The Art Scene: 07.27.17
NYFA Studio Tour
The New York Foundation for the Arts will hold its annual East End studio tour on Friday, Aug. 4. Led by Christina Mossaides Strassfield, Guild Hall’s museum director and chief curator, the group will visit the studios of Quentin Curry, Donald Lipski, Arlene Slavin, and Elizabeth Strong-Cuevas. The tour will conclude with a seated lunch with the artists, at a private home in Bridgehampton, at 1 p.m.
Mr. Curry’s work explores and blurs the boundaries between different mediums. His photographs resemble paintings, his paintings are object-like, and his sculptures register as objects built out of paint. Mr. Lipski is a sculptor best known for his installations and large-scale public works, which often combine a variety of materials and technologies in unexpected ways.
Ms. Slavin’s work has included public projects, murals, laser-cut steel sculpture, prints, and paintings that range from hard-edged abstraction to stylized figuration. Ms. Strong-Cuevas is known for her monumental sculptures in fabricated metal and cast bronze, and stainless steel, each of which is a meditation on the human face and the idea of thought traveling.
Tour members will meet at 9 a.m. at a Bridgehampton address that will be provided when tickets are purchased. Transportation is included. Tickets, which will benefit programs for artists throughout New York State, are $300 and can be purchased through eventbrite.com.
Women in Water
“Immerse,” a new series of paintings by Reisha Perlmutter, will be on view at Roman Fine Art in East Hampton from tomorrow through Aug. 27, with a reception set for Saturday from 2 to 5 p.m.

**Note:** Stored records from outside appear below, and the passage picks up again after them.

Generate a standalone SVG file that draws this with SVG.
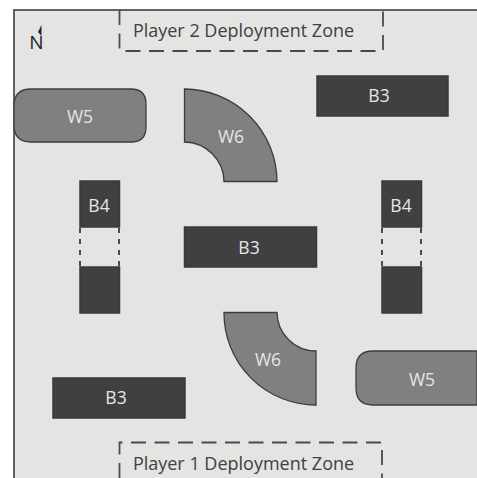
<svg xmlns="http://www.w3.org/2000/svg" width="477" height="478" viewBox="0 0 477 478">
<style>
text{font-family:"Open Sans","Noto Sans","Liberation Sans",sans-serif;font-size:17.500px;text-anchor:middle}
.l{fill:#e6e6e6}
.d{fill:#404040;stroke:#383838;stroke-width:1.5}
.w{fill:#808080;stroke:#3c3c3c;stroke-width:1.3}
.z{fill:none;stroke:#4a4a4a;stroke-width:1.8;stroke-dasharray:15 8.5}
.g{fill:none;stroke:#4a4a4a;stroke-width:2;stroke-dasharray:5 6}
.t{fill:#404040}
</style>
<rect width="477" height="478" fill="#fff"/>
<g id="board"><rect x="14" y="10" width="463" height="468" fill="#e4e4e3"/><path d="M14 478V10H477" fill="none" stroke="#333" stroke-width="1.5"/></g>
<g id="north"><text x="36.500" y="49" style="font-size:19px;fill:#222">N</text><path d="M41.500 25V36L38 32Z" fill="#222"/></g>
<g id="zone2"><path class="z" d="M119.500 10V51H383V10"/><text class="t" x="243.500" y="37" style="font-size:18px">Player 2 Deployment Zone</text></g>
<g id="zone1"><path class="z" d="M119.500 478V442.500H382V478"/><text class="t" x="243.500" y="470" style="font-size:18px">Player 1 Deployment Zone</text></g>
<g id="w5-left"><path class="w" d="M14 106Q14 89 31 89H131Q146 89 146 104V127Q146 142 131 142H31Q14 142 14 125Z"/><text class="l" x="80" y="123">W5</text></g>
<g id="w5-right"><path class="w" d="M477 351H373Q356 351 356 368V388Q356 405 373 405H477Z"/><text class="l" x="422" y="386">W5</text></g>
<g id="w6-top"><path class="w" d="M184.500 89A93 93 0 0 1 277 181.500H224A40 40 0 0 0 184.500 142Z"/><text class="l" x="231" y="143">W6</text></g>
<g id="w6-bottom"><path class="w" d="M224 312.500H277A39 39 0 0 0 316 351V405A92 92 0 0 1 224 312.500Z"/><text class="l" x="268" y="366">W6</text></g>
<g id="b3-top"><rect class="d" x="317" y="76" width="131" height="40"/><text class="l" x="379" y="102">B3</text></g>
<g id="b3-mid"><rect class="d" x="184.500" y="227" width="132" height="40"/><text class="l" x="249" y="254">B3</text></g>
<g id="b3-bottom"><rect class="d" x="53" y="378" width="132" height="40"/><text class="l" x="116" y="404">B3</text></g>
<g id="b4-left"><path class="g" d="M80 228V266M119 228V266"/><rect class="d" x="80" y="181" width="39.500" height="46"/><rect class="d" x="80" y="267" width="39.500" height="46"/><text class="l" x="99" y="212">B4</text></g>
<g id="b4-right"><path class="g" d="M382 228V266M421 228V266"/><rect class="d" x="382" y="181" width="39.500" height="46"/><rect class="d" x="382" y="267" width="39.500" height="46"/><text class="l" x="401" y="212">B4</text></g>
</svg>
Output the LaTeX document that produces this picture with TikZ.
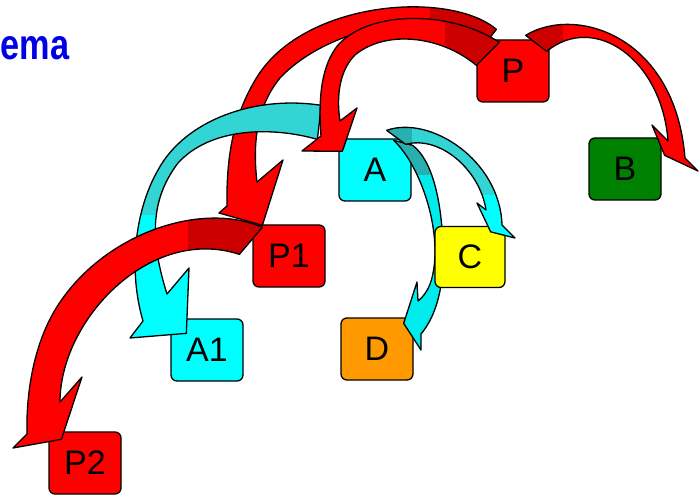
\documentclass[tikz,border=0pt]{standalone}
\usepackage{fontspec}
\setmainfont{Liberation Sans}
\usetikzlibrary{calc}

\definecolor{nodered}{RGB}{255,0,0}
\definecolor{nodecyan}{RGB}{0,255,255}
\definecolor{nodegreen}{RGB}{0,128,0}
\definecolor{nodeyellow}{RGB}{255,255,0}
\definecolor{nodeorange}{RGB}{255,153,0}
\definecolor{bandred}{RGB}{255,0,0}
\definecolor{bandshade}{RGB}{205,0,0}
\definecolor{bandturq}{RGB}{50,212,212}
\definecolor{bandcyan}{RGB}{0,235,235}
\definecolor{shadeturq}{RGB}{40,176,176}
\definecolor{titleblue}{RGB}{0,0,230}

\tikzset{
    box/.style={draw=black, line width=1.3pt, rounded corners=6pt, minimum width=72pt,
        minimum height=62pt, inner sep=0pt, font=\fontsize{34}{40}\selectfont},
    band/.style={draw=black, line width=1.3pt, line join=round}
}

% fill a bent block arrow, shade part of it, then outline it
\newcommand{\bentarrow}[3]{%
    \fill[#2] #1;
    \begin{scope}
        \clip #1;
        #3
    \end{scope}
    \draw[band] #1;
}

\begin{document}
\begin{tikzpicture}[x=1pt, y=-1pt]
    \useasboundingbox (0,0) rectangle (699,497);

    % Title
    \node[anchor=base west, inner sep=0pt, text=titleblue,
        font=\bfseries\fontsize{35}{40}\selectfont] (title) at (0.5,60) {\scalebox{0.98}[1.22]{ema}};

    % Draw the boxes
    \node[box, fill=nodered] (P) at (513,71) {P};
    \node[box, fill=nodegreen] (B) at (625,169) {B};
    \node[box, fill=nodecyan] (A) at (375,170) {A};
    \node[box, fill=nodeorange] (D) at (377,349) {D};
    \node[box, fill=nodered] (P1) at (289,256) {P1};
    \node[box, fill=nodecyan] (A1) at (207,350) {A1};
    \node[box, fill=nodered] (P2) at (85,463) {P2};

    % P to P1
    \def\pponepath{($(P.north west)+(20,-10)$) .. controls (450,-10) and (305,0) .. (257,77)
        .. controls (236,111) and (226,150) .. (227,206) -- (219,213) -- ($(P1.north west)+(10,1)$)
        -- (283,160) -- (257,182) .. controls (252,140) and (258,105) .. (280,78)
        .. controls (330,25) and (440,5) .. ($(P.north west)+(7,7)$) -- cycle}
    \bentarrow{\pponepath}{bandred}{\fill[bandshade] (430,0) rectangle (510,80);}

    % A to A1
    \def\aaonepath{($(A.north west)+(-17,-33)$) .. controls (255,95) and (185,120) .. (158,170)
        .. controls (135,210) and (128,270) .. (143,321) -- (130,338) -- ($(A1.north west)+(16,15)$)
        -- (189,268) -- (167,294) .. controls (150,240) and (150,200) .. (178,163)
        .. controls (210,128) and (270,126) .. ($(A.north west)+(-21,1)$) -- cycle}
    \bentarrow{\aaonepath}{bandturq}{\fill[nodecyan] (100,215) rectangle (200,350);}

    % P to A
    \def\papath{($(P.north west)+(23,3)$) .. controls (450,10) and (370,10) .. (338,45)
        .. controls (322,65) and (318,95) .. (321,136) -- (302,151) -- ($(A.north west)+(4,13)$)
        -- (357,108) -- (340,121) .. controls (336,95) and (340,70) .. (355,55)
        .. controls (385,30) and (440,35) .. ($(P.north west)+(0,26)$) -- cycle}
    \bentarrow{\papath}{bandred}{\fill[bandshade] (445,0) rectangle (510,80);}

    % P1 to P2
    \def\ponetwopath{($(P1.north west)+(10,3)$) .. controls (200,200) and (100,235) .. (55,310)
        .. controls (33,347) and (26,395) .. (27,434) -- (13,448) -- ($(P2.north west)+(13,8)$)
        -- (82,377) -- (60,402) .. controls (60,320) and (150,225) .. ($(P1.north west)+(-13,30)$) -- cycle}
    \bentarrow{\ponetwopath}{bandred}{\fill[bandshade] (188,200) rectangle (275,270);}

    % P to B
    \def\pbpath{($(P.north east)+(-24,-4)$) .. controls (575,5) and (675,35) .. (685,158)
        -- (698,171) -- ($(B.north east)+(3,18)$) -- (652,125) -- (668,141)
        .. controls (662,60) and (595,12) .. ($(P.north east)+(-3,12)$) -- cycle}
    \bentarrow{\pbpath}{bandred}{\fill[bandshade] (510,0) -- (560,0) -- (566,70) -- (510,70) -- cycle;}

    % A to D
    \def\adpath{($(A.north east)+(-18,2)$) .. controls (415,160) and (436,210) .. (435,255)
        .. controls (434,280) and (428,293) .. (418,301) -- (417,282) -- ($(D.north east)+(-10,6)$)
        -- (421,350) -- (421,334) .. controls (437,315) and (444,285) .. (443,250)
        .. controls (442,200) and (432,160) .. ($(A.north east)+(1,7)$) -- cycle}
    \bentarrow{\adpath}{bandcyan}{\fill[shadeturq] (385,130) rectangle (430,175);}

    % C sits over the A to D arrow
    \node[box, fill=nodeyellow, minimum width=70pt, minimum height=61pt] (C) at (470,257) {C};

    % A to C
    \def\acpath{($(A.north east)+(-25,-8)$) .. controls (430,115) and (500,160) .. (502,225)
        -- (515,238) -- ($(C.north east)+(-15,6)$) -- (477,203) -- (486,210)
        .. controls (480,170) and (440,135) .. ($(A.north east)+(-6,6)$) -- cycle}
    \bentarrow{\acpath}{bandturq}{\fill[shadeturq] (380,120) rectangle (412,150);
        \fill[nodecyan] (470,195) rectangle (520,245);}
\end{tikzpicture}
\end{document}
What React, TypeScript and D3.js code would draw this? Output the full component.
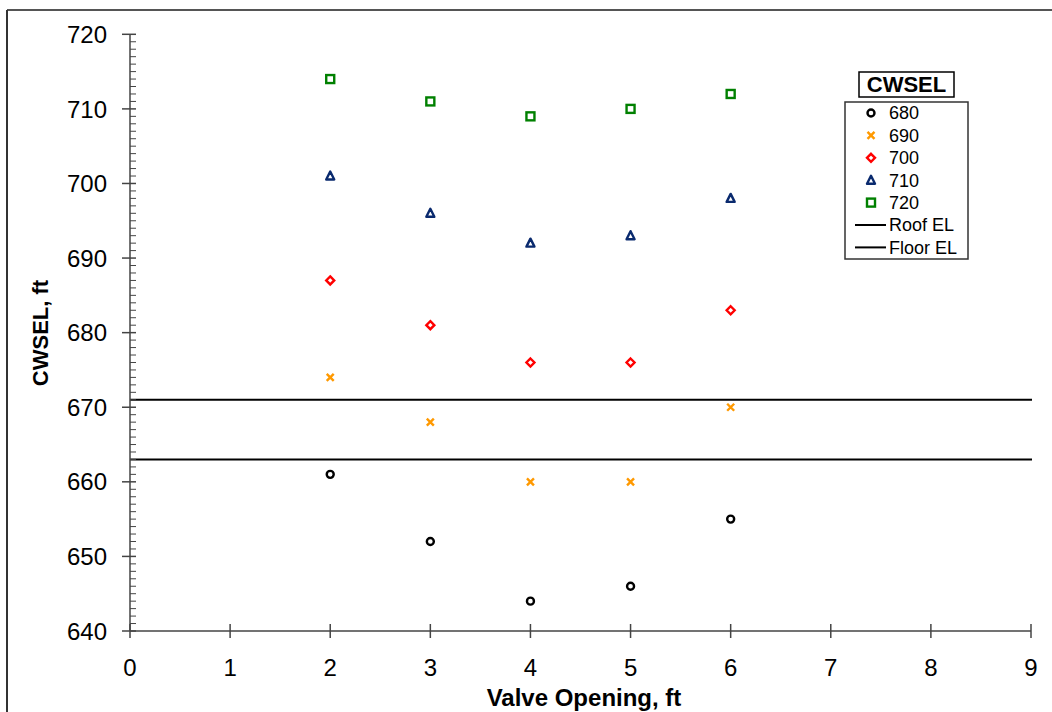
import React from "react";
import * as d3 from "d3";

const valveOpenings = [2, 3, 4, 5, 6];
const seriesNames = ["680", "690", "700", "710", "720"];
const s680 = [661, 652, 644, 646, 655];
const s690 = [674, 668, 660, 660, 670];
const s700 = [687, 681, 676, 676, 683];
const s710 = [701, 696, 692, 693, 698];
const s720 = [714, 711, 709, 710, 712];
const roofEL = 671;
const floorEL = 663;
const xTicks = [0, 1, 2, 3, 4, 5, 6, 7, 8, 9];
const yTicks = [640, 650, 660, 670, 680, 690, 700, 710, 720];

const W = 1052;
const H = 712;
const FONT = "'Liberation Sans', Arial, sans-serif";

type Shape = "circle" | "x" | "diamond" | "triangle" | "square";
const seriesStyle: { shape: Shape; color: string }[] = [
  { shape: "circle", color: "#000000" },
  { shape: "x", color: "#FF9900" },
  { shape: "diamond", color: "#FF0000" },
  { shape: "triangle", color: "#0A2A6E" },
  { shape: "square", color: "#008000" },
];

function Marker({ shape, color, x, y }: { shape: Shape; color: string; x: number; y: number }) {
  const sw = 2.4;
  switch (shape) {
    case "circle":
      return <circle cx={x} cy={y} r={3.5} fill="white" stroke={color} strokeWidth={sw} />;
    case "x":
      return (
        <path
          d={`M${x - 3.5},${y - 3.5}L${x + 3.5},${y + 3.5}M${x - 3.5},${y + 3.5}L${x + 3.5},${y - 3.5}`}
          stroke={color}
          strokeWidth={sw}
          fill="none"
        />
      );
    case "diamond":
      return (
        <path
          d={`M${x},${y - 4}L${x + 4},${y}L${x},${y + 4}L${x - 4},${y}Z`}
          stroke={color}
          strokeWidth={sw}
          fill="white"
        />
      );
    case "triangle":
      return (
        <path
          d={`M${x},${y - 4.5}L${x + 4},${y + 3.5}L${x - 4},${y + 3.5}Z`}
          stroke={color}
          strokeWidth={sw}
          fill="white"
          strokeLinejoin="round"
        />
      );
    case "square":
      return <rect x={x - 4} y={y - 4} width={8} height={8} stroke={color} strokeWidth={sw} fill="white" />;
  }
}

export default function App() {
  const series = [s680, s690, s700, s710, s720];
  const x = d3.scaleLinear().domain([0, 9]).range([130, 1031]);
  const y = d3.scaleLinear().domain([640, 720]).range([631, 34.3]);
  const minorY = d3.range(641, 720, 1).filter((v) => v % 10 !== 0);

  const legendRows = [
    ...seriesNames.map((n, i) => ({ label: n, kind: "marker" as const, i })),
    { label: "Roof EL", kind: "line" as const, i: 5 },
    { label: "Floor EL", kind: "line" as const, i: 6 },
  ];

  return (
    <svg
      width={W}
      height={H}
      style={{ position: "absolute", left: 0, top: 0, background: "white" }}
      fontFamily={FONT}
    >
      <rect x={0} y={0} width={W} height={H} fill="white" />
      {/* outer frame */}
      <line x1={7} y1={10} x2={W} y2={10} stroke="#555" strokeWidth={2} />
      <line x1={7} y1={10} x2={7} y2={H} stroke="#333" strokeWidth={2} />

      {/* horizontal reference lines */}
      <line x1={x(0)} x2={1032} y1={y(roofEL)} y2={y(roofEL)} stroke="#000" strokeWidth={2} />
      <line x1={x(0)} x2={1032} y1={y(floorEL)} y2={y(floorEL)} stroke="#000" strokeWidth={2} />

      {/* y axis */}
      <line x1={x(0)} x2={x(0)} y1={y(720)} y2={y(640)} stroke="#444" strokeWidth={1.5} />
      {minorY.map((v) => (
        <line key={"m" + v} x1={x(0)} x2={x(0) + 6} y1={y(v)} y2={y(v)} stroke="#444" strokeWidth={1} />
      ))}
      {yTicks.map((v) => (
        <g key={"y" + v}>
          <line x1={x(0) - 8} x2={x(0) + 6} y1={y(v)} y2={y(v)} stroke="#444" strokeWidth={1.5} />
          <text x={107} y={y(v)} dy="0.36em" textAnchor="end" fontSize={24} fill="#000">
            {v}
          </text>
        </g>
      ))}

      {/* x axis */}
      <line x1={x(0)} x2={x(9)} y1={y(640)} y2={y(640)} stroke="#444" strokeWidth={1.5} />
      {xTicks.map((v) => (
        <g key={"x" + v}>
          <line x1={x(v)} x2={x(v)} y1={y(640) - 7} y2={y(640) + 7} stroke="#444" strokeWidth={1.5} />
          <text x={x(v)} y={676} textAnchor="middle" fontSize={24} fill="#000">
            {v}
          </text>
        </g>
      ))}

      {/* axis titles */}
      <text x={584} y={706} textAnchor="middle" fontSize={24} fontWeight="bold" fill="#000">
        Valve Opening, ft
      </text>
      <text
        transform={`translate(48,333) rotate(-90)`}
        textAnchor="middle"
        fontSize={22}
        fontWeight="bold"
        fill="#000"
      >
        CWSEL, ft
      </text>

      {/* data */}
      {series.map((vals, si) =>
        vals.map((v, j) => (
          <Marker
            key={si + "-" + j}
            shape={seriesStyle[si].shape}
            color={seriesStyle[si].color}
            x={x(valveOpenings[j])}
            y={y(v)}
          />
        ))
      )}

      {/* legend */}
      <rect x={859} y={72} width={95} height={25} fill="white" stroke="#000" strokeWidth={1.5} />
      <text x={906.5} y={92} textAnchor="middle" fontSize={22} fontWeight="bold" fill="#000">
        CWSEL
      </text>
      <rect x={845} y={102} width={123} height={157} fill="white" stroke="#333" strokeWidth={1.5} />
      {legendRows.map((r, k) => {
        const ry = 113 + k * 22.4;
        return (
          <g key={"l" + k}>
            {r.kind === "marker" ? (
              <Marker shape={seriesStyle[r.i].shape} color={seriesStyle[r.i].color} x={871} y={ry} />
            ) : (
              <line x1={855} x2={886} y1={ry} y2={ry} stroke="#000" strokeWidth={2} />
            )}
            <text x={889} y={ry} dy="0.36em" fontSize={18} fill="#000">
              {r.label}
            </text>
          </g>
        );
      })}
    </svg>
  );
}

Ms. Perlmutter’s work explores the human body and its relationship to nature. The paintings in the exhibition portray women in water, alternately swimming, floating, and breaking through the surface. While her work evokes aspects of photorealism, the human forms are abstracted by the play of light moving through water and across the body.
Groot and Condon in Sag
The Romany Kramoris Gallery in Sag Harbor is showing paintings by Barbara Groot and Thomas Condon from today through Aug. 17. A reception will be held Saturday from 5 to 6:30 p.m.
Ms. Groot finds the sun and light of the East End energizing, and her bold, active brushwork and layered use of color express the energy of the natural world without representing it literally.
Mr. Condon’s paintings range from meticulously rendered flowers to landscapes and portraits that, while figurative, are lent an element of abstraction through their unusual viewpoints or compositions.
Baron Von Fancy
Baron Von Fancy, a.k.a. Gordon Stevenson, will take over Boo-Hooray Summer Rental in Montauk from Saturday through Aug. 6. His work moves among mediums to experiment with concept, color, and humor.
He is especially known for his paintings and drawings in the style of classic hand-painted signage that range from song lyrics to homilies with an edge to straightforward, if sometimes profane, exclamations.
Show on the Road
Parrish Road Show, the Parrish Art Museum’s summer series of off-site exhibitions and installations, will feature a 35-mile-long public art project by Auto-Body, an artists’ collective based in Bellport, from Tuesday through Sept. 4.
The group will transform common roadside signs by placing text-based artworks along a stretch of Montauk Highway. Instead of promoting consumerism, the signs will call attention to the natural environment of the region while turning the thoroughfare into a space for viewing art.
Consisting of nature-themed colloquial phrases painted on wood boards, the signs highlight nearby natural sites, among them the Great South Bay, a bird sanctuary, a hiking trail, and a scenic outlook.
Two free receptions will be held, one at Bush Farms and Museum in Brookhaven on Aug. 12 from 3 to 5 p.m., and a second at the Parrish Art Museum on Aug. 27 from 5 to 7 p.m. The project has been organized by Corinne Erni, the museum’s curator of special projects.
At the Art Barge
The Art Barge on Napeague will present “Greetings From,” an exhibition inspired by its location and mission, from tomorrow through Aug. 25. A reception will take place tomorrow from 6 to 8 p.m.
The show was organized by Simran Johnston, who asked 10 artists to express the literal, emotional, political, or conceptual nature of their surroundings. It includes featured works and artist-made postcards, and visitors will be provided with materials to make their own postcard from the shores of Napeague Harbor.
Optimism in a Barn
“Unquestionable Optimism,” a group exhibition of work by more than 20 artists, will open tomorrow with a reception from 6 to 8 p.m. and remain on view through Aug. 13. The venue is a barn in East Hampton whose address can be obtained by contacting [email protected].
Organized by Lindsay Howard, the show brings together artists whose work focuses on positivity, often in an attempt to persuade, exaggerate, or cultivate a point of view.